Here's where gigantic old-growth trees tower along a wilderness river
About the Hike: Less than two hours' drive from Portland, this easy riverside walk tours a spectacular, towering forest of 500-year-old trees that were endangered by logging proposals until a long-fought Wilderness bill protected the area in 1998.
Difficulty: An easy 4-mile hike traverses the old-growth forest to 30-foot Sawmill Falls. A longer, 7.1-mile loop extends upriver to Opal Pool and Jawbone Flats, a Depression-era mining camp.
Season: Open all year, but the route may be snowy or icy after mid-winter storms.
Getting There: From Interstate 5 exit 253 in Salem, drive on East Santiam Highway 22 for 23 miles to Mehama's second flashing yellow light. Opposite the Swiss Village Restaurant, turn left on Little North Fork Road for 15 paved miles and an additional 1.3 miles of gravel. At a fork, veer left on Road 2209. Then drive 4.2 miles to the locked gate. Residents of Jawbone Flats are allowed to drive the dirt road ahead; others must park and walk
Fees: A Northwest Forest Pass is required to park here. The pass costs $5 per day or $30 per season. It can be purchased at a ranger station, an outdoor store or at the trailhead fee box.
Hiking Tips: From the trailhead gate, the pleasantly primitive road crosses Gold Creek on a 60-foot-high bridge, skirts dramatic cliffs above the Little North Santiam River, and winds through an old-growth grove as impressive as any found farther upstream.
At the 2-mile mark, stop to inspect the rusting machinery of Merten Mill on the right. The mill operated briefly during the Depression, using winches from the battleship USS Oregon, but folded after two of the mill's lumber trucks fell off the narrow canyon road. Now a camping area for backpackers, the mill site has one small empty building that can serve as emergency shelter. A short side trail behind the building leads to Sawmill Falls, a 30-foot cascade pouring into a deep green pool ideal for a chilly swim.

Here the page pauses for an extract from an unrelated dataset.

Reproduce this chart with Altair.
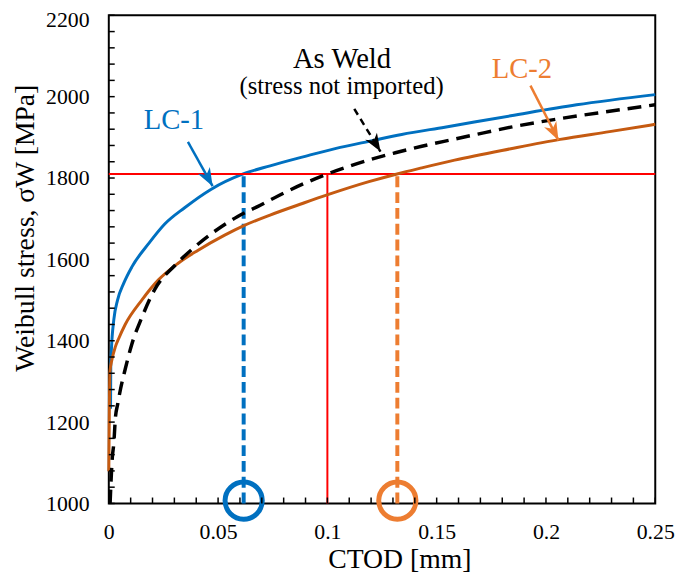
import math
import altair as alt
import pandas as pd

# ---------------- data ----------------
lc1_x = [0.0008, 0.0009, 0.0012, 0.0023, 0.0040, 0.0068, 0.0105, 0.0181, 0.0256,
         0.0347, 0.0467, 0.0615, 0.0738, 0.0889, 0.1040, 0.1190, 0.1340, 0.1537,
         0.1839, 0.2140, 0.2500]
lc1_y = [1233, 1338, 1379, 1452, 1500, 1541, 1581, 1638, 1687,
         1727, 1772, 1810, 1830, 1852, 1873, 1890, 1907, 1925,
         1953, 1980, 2005]

lc2_x = [0.0000, 0.0002, 0.0005, 0.0015, 0.0030, 0.0045, 0.0075, 0.0151, 0.0226,
         0.0316, 0.0407, 0.0528, 0.0618, 0.0738, 0.0889, 0.1002, 0.1190, 0.1319,
         0.1432, 0.1582, 0.1839, 0.2065, 0.2291, 0.2500]
lc2_y = [1079, 1200, 1322, 1355, 1385, 1405, 1440, 1500, 1549,
         1590, 1622, 1659, 1683, 1709, 1738, 1759, 1791, 1810,
         1825, 1844, 1872, 1895, 1914, 1932]

aw_x = [0.0006, 0.0011, 0.0016, 0.0023, 0.0030, 0.0041, 0.0054, 0.0075, 0.0105,
        0.0151, 0.0211, 0.0302, 0.0392, 0.0482, 0.0588, 0.0678, 0.0800, 0.0900,
        0.1000, 0.1100, 0.1200, 0.1311, 0.1432, 0.1567, 0.1688, 0.1839, 0.2065,
        0.2291, 0.2500]
aw_y = [1000, 1063, 1112, 1148, 1209, 1245, 1282, 1330, 1391,
        1457, 1527, 1585, 1630, 1668, 1705, 1729, 1763, 1788,
        1810, 1829, 1846, 1862, 1878, 1894, 1908, 1925, 1946,
        1964, 1980]

critical_stress = 1810
critical_ctod = [0.0617, 0.1000, 0.1320]   # LC-1, As Weld, LC-2
circle_y = 1007

x_label_values = [0, 0.05, 0.1, 0.15, 0.2, 0.25]
y_label_values = [1000, 1200, 1400, 1600, 1800, 2000, 2200]
x_minor_ticks = [i / 100 for i in range(0, 26)]
y_minor_ticks = list(range(1000, 2201, 40))

labels_text = ["LC-1", "As Weld", "(stress not imported)", "LC-2"]
labels_x = [0.0298, 0.1067, 0.1065, 0.1890]
labels_y = [1921, 2071, 2006, 2045]
labels_size = [29, 29, 25, 29]
labels_color = ["#0070C0", "black", "black", "#ED7D31"]

arrow_x0 = [0.0362, 0.1123, 0.1929]
arrow_y0 = [1889, 1970, 2027]
arrow_x1 = [0.0475, 0.1243, 0.2057]
arrow_y1 = [1780, 1865, 1893]
arrow_color = ["#0070C0", "black", "#ED7D31"]

# ---------------- layout / style ----------------
W, H = 553, 494
FONT = "Liberation Serif, Times New Roman, DejaVu Serif, serif"
BLUE, ORANGE_LINE, ORANGE, RED = "#0070C0", "#C55A11", "#ED7D31", "#FF0000"

xs = alt.Scale(domain=[0, 0.25], nice=False, zero=False)
ys = alt.Scale(domain=[1000, 2200], nice=False, zero=False)

x_axis = alt.Axis(values=x_label_values, format="~g", grid=False, domain=False,
                  ticks=False, labelPadding=18, labelFont=FONT, labelFontSize=22,
                  labelColor="black", labelFlush=False, labelOverlap=False,
                  title="CTOD [mm]", titleFont=FONT, titleFontSize=28,
                  titleFontWeight="normal", titleColor="black", titleX=294,
                  titleY=65, titleAlign="center", titleBaseline="alphabetic")
y_axis = alt.Axis(values=y_label_values, format="d", grid=False, domain=False,
                  ticks=False, labelPadding=20, labelFont=FONT, labelFontSize=22,
                  labelColor="black", labelFlush=False, labelOverlap=False,
                  labelOffset={"condition": {"test": "datum.value === 2200", "value": 4},
                               "value": 0},
                  title="Weibull stress, σW [MPa]", titleFont=FONT, titleFontSize=28,
                  titleFontWeight="normal", titleColor="black", titleAngle=270,
                  titleX=-76, titleY=215, titleAlign="center",
                  titleBaseline="alphabetic")


def X(field):
    return alt.X(field, type="quantitative", scale=xs, axis=x_axis)


def Y(field):
    return alt.Y(field, type="quantitative", scale=ys, axis=y_axis)


df_lc1 = pd.DataFrame({"x": lc1_x, "y": lc1_y})
df_lc2 = pd.DataFrame({"x": lc2_x, "y": lc2_y})
df_aw = pd.DataFrame({"x": aw_x, "y": aw_y})

lc1 = alt.Chart(df_lc1).mark_line(color=BLUE, strokeWidth=3, interpolate="monotone").encode(
    x=X("x"), y=Y("y"))
lc2 = alt.Chart(df_lc2).mark_line(color=ORANGE_LINE, strokeWidth=3, interpolate="monotone").encode(
    x=X("x"), y=Y("y"))
aw = alt.Chart(df_aw).mark_line(color="black", strokeWidth=3.5, strokeDash=[14, 8],
                                interpolate="monotone").encode(x=X("x"), y=Y("y"))

# red reference lines
df_h = pd.DataFrame({"x": [0], "x2": [0.25], "y": [critical_stress]})
red_h = alt.Chart(df_h).mark_rule(color=RED, strokeWidth=2).encode(
    x=X("x"), x2="x2:Q", y=Y("y"))
df_v = pd.DataFrame({"x": [critical_ctod[1]], "y": [1000], "y2": [critical_stress]})
red_v = alt.Chart(df_v).mark_rule(color=RED, strokeWidth=2).encode(
    x=X("x"), y=Y("y"), y2="y2:Q")

# dashed drop lines
df_d = pd.DataFrame({"x": [critical_ctod[0], critical_ctod[2]], "y": [1000, 1000],
                     "y2": [critical_stress, critical_stress], "c": [BLUE, ORANGE]})
drops = alt.Chart(df_d).mark_rule(strokeWidth=4, strokeDash=[11, 5]).encode(
    x=X("x"), y=Y("y"), y2="y2:Q", color=alt.Color("c:N", scale=None))

df_c = pd.DataFrame({"x": [critical_ctod[0], critical_ctod[2]], "y": [circle_y, circle_y],
                     "c": [BLUE, ORANGE]})
circles = alt.Chart(df_c).mark_point(shape="circle", filled=False, size=1420,
                                     strokeWidth=5, opacity=1).encode(
    x=X("x"), y=Y("y"), stroke=alt.Stroke("c:N", scale=None))

# inward tick marks
df_xt = pd.DataFrame({"x": x_minor_ticks})
xticks = alt.Chart(df_xt).mark_rule(color="black", strokeWidth=1.5).encode(
    x=X("x"), y=alt.value(H), y2=alt.value(H - 6))
df_yt = pd.DataFrame({"y": y_minor_ticks})
yticks = alt.Chart(df_yt).mark_rule(color="black", strokeWidth=1.5).encode(
    y=Y("y"), x=alt.value(0), x2=alt.value(6))

# arrows
sx, sy = W / 0.25, H / 1200.0
angles = []
for a, b, c, d in zip(arrow_x0, arrow_y0, arrow_x1, arrow_y1):
    dx = (c - a) * sx
    dy = -(d - b) * sy
    angles.append(math.degrees(math.atan2(dx, -dy)) % 360)
df_a = pd.DataFrame({"x": arrow_x0, "y": arrow_y0, "x1": arrow_x1, "y1": arrow_y1,
                     "c": arrow_color, "dash": ["solid", "dashed", "solid"]})
arrow_solid = alt.Chart(df_a[df_a.dash == "solid"]).mark_rule(strokeWidth=2.5).encode(
    x=X("x"), y=Y("y"), x2="x1:Q", y2="y1:Q", color=alt.Color("c:N", scale=None))
arrow_dashed = alt.Chart(df_a[df_a.dash == "dashed"]).mark_rule(
    strokeWidth=2.5, strokeDash=[7, 5]).encode(
    x=X("x"), y=Y("y"), x2="x1:Q", y2="y1:Q", color=alt.Color("c:N", scale=None))
df_hd = pd.DataFrame({"x": arrow_x1, "y": arrow_y1, "c": arrow_color, "ang": angles})
heads = alt.Chart(df_hd).mark_point(shape="M0,0L0.8,2.1L0,1.5L-0.8,2.1Z", filled=True,
                                    size=300, opacity=1).encode(
    x=X("x"), y=Y("y"), fill=alt.Fill("c:N", scale=None),
    angle=alt.Angle("ang:Q", scale=None))

# annotations
df_t = pd.DataFrame({"x": labels_x, "y": labels_y, "t": labels_text,
                     "s": labels_size, "c": labels_color})
texts = alt.Chart(df_t).mark_text(font=FONT, align="center", baseline="alphabetic").encode(
    x=X("x"), y=Y("y"), text="t:N", size=alt.Size("s:Q", scale=None),
    color=alt.Color("c:N", scale=None))

chart = alt.layer(
    lc1, red_h, red_v, drops, lc2, aw, circles, xticks, yticks,
    arrow_solid, arrow_dashed, heads, texts
).properties(
    width=W, height=H,
    autosize=alt.AutoSizeParams(type="none"),
    padding={"left": 102, "top": 4, "right": 22, "bottom": 68},
).configure_view(stroke="black", strokeWidth=2)

chart.save("out.html", embed_options={"renderer": "svg", "actions": False})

The route forks 0.2 mile beyond Merten Mill. Turn right across the river on a 100-foot bridge above a lovely gravel beach. The hike then follows the somewhat rough Opal Creek Trail left along the Little North Santiam River through woods where twinflower blooms and huckleberries ripen in July. After a mile, a sign points left 50 feet to Opal Pool's scenic gorge.

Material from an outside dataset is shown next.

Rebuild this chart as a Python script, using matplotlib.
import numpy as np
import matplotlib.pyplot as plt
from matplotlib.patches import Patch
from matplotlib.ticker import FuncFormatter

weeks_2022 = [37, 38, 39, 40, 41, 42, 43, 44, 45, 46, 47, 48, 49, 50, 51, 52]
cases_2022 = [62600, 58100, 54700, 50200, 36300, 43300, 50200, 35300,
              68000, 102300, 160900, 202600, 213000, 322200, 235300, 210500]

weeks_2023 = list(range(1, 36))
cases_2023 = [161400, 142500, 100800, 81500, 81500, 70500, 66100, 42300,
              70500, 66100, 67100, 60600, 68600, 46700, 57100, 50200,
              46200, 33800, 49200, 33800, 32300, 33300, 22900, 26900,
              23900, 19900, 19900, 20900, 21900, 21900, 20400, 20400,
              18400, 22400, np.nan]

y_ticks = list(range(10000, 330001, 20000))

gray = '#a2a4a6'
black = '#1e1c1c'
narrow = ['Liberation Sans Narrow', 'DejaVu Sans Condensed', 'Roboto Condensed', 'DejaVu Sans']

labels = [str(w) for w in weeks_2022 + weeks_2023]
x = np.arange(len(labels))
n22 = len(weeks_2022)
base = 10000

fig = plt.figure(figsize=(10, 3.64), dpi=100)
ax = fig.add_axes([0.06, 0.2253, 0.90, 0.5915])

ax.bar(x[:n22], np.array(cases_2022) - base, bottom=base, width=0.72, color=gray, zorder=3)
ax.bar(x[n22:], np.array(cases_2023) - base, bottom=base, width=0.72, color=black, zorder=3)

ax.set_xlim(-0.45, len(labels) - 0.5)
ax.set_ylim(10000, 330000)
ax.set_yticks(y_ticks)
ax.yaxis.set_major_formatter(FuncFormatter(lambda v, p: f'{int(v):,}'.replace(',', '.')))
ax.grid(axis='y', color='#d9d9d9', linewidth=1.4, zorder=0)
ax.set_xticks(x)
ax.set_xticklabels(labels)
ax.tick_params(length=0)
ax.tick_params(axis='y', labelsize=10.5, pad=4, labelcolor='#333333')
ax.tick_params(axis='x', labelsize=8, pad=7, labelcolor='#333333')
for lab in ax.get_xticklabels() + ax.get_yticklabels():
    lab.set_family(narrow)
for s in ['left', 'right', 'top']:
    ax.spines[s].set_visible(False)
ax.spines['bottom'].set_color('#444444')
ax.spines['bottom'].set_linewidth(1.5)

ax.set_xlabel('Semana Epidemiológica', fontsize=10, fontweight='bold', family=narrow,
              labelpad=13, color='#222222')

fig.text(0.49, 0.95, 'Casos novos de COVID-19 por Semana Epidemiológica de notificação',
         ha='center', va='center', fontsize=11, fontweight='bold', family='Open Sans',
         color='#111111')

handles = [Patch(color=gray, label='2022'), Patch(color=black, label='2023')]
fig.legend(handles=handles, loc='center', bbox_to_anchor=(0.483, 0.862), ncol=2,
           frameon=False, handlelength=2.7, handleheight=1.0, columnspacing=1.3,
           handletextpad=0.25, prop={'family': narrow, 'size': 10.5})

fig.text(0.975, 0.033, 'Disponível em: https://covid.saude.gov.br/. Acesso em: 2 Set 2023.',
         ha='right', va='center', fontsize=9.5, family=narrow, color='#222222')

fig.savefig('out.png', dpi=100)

To return on a loop, turn left, cross a footbridge at the head of Opal Pool, climb to an old mining road and keep left through Jawbone Flats, a well-preserved collection of 27 buildings dating from 1929-1932. Jawbone Flats has been donated to the Opal Creek Ancient Forest Center as an old-growth study center.
Respect the residents' privacy by staying on the road. Dogs must be leashed here. On summer weekends, a tiny store in the settlement sells snacks, drinks and T-shirts. The center also includes several rentable cabins for $100-$300 that sleep 2-16 (for information call 503-897-2921 or check www.opalcreek.org).
An optional side trip for those who would to see more of Opal Creek begins at Opal Pool. When you reach the trail junction beside Opal Pool continue upstream 0.6 mile to a single-log footbridge. Along the way you'll pass several small waterfalls. If you like, continue 0.9 mile upstream on a rougher trail to Cedar Flat's trio of ancient red cedars, 500-1,000 years old. Near here, the Beachie Creek crossing, on a mossy log, is a good place to turn around. The trail peters out beyond this point.
History: Opal Creek's ancient forest was thrust to fame in the 1980s by controversy over Forest Service logging proposals. National television crews and thousands of visitors hiked to Jawbone Flats' rustic mining camp and scrambled over a rugged "bear trail" to view the endangered old-growth groves towering above this creek's green pools. By the time Opal Creek finally won Wilderness protection in 1998 an improved path had been built to make the area more hiker-friendly. The new trail shortcuts from the Little North Santiam River to Opal Creek, making possible a loop trip to Opal Pool's gorge and Jawbone Flats.
Geology: Miners at Jawbone Flats did not find commercial quantities of gold, and so they concentrated on nickel and other minerals instead.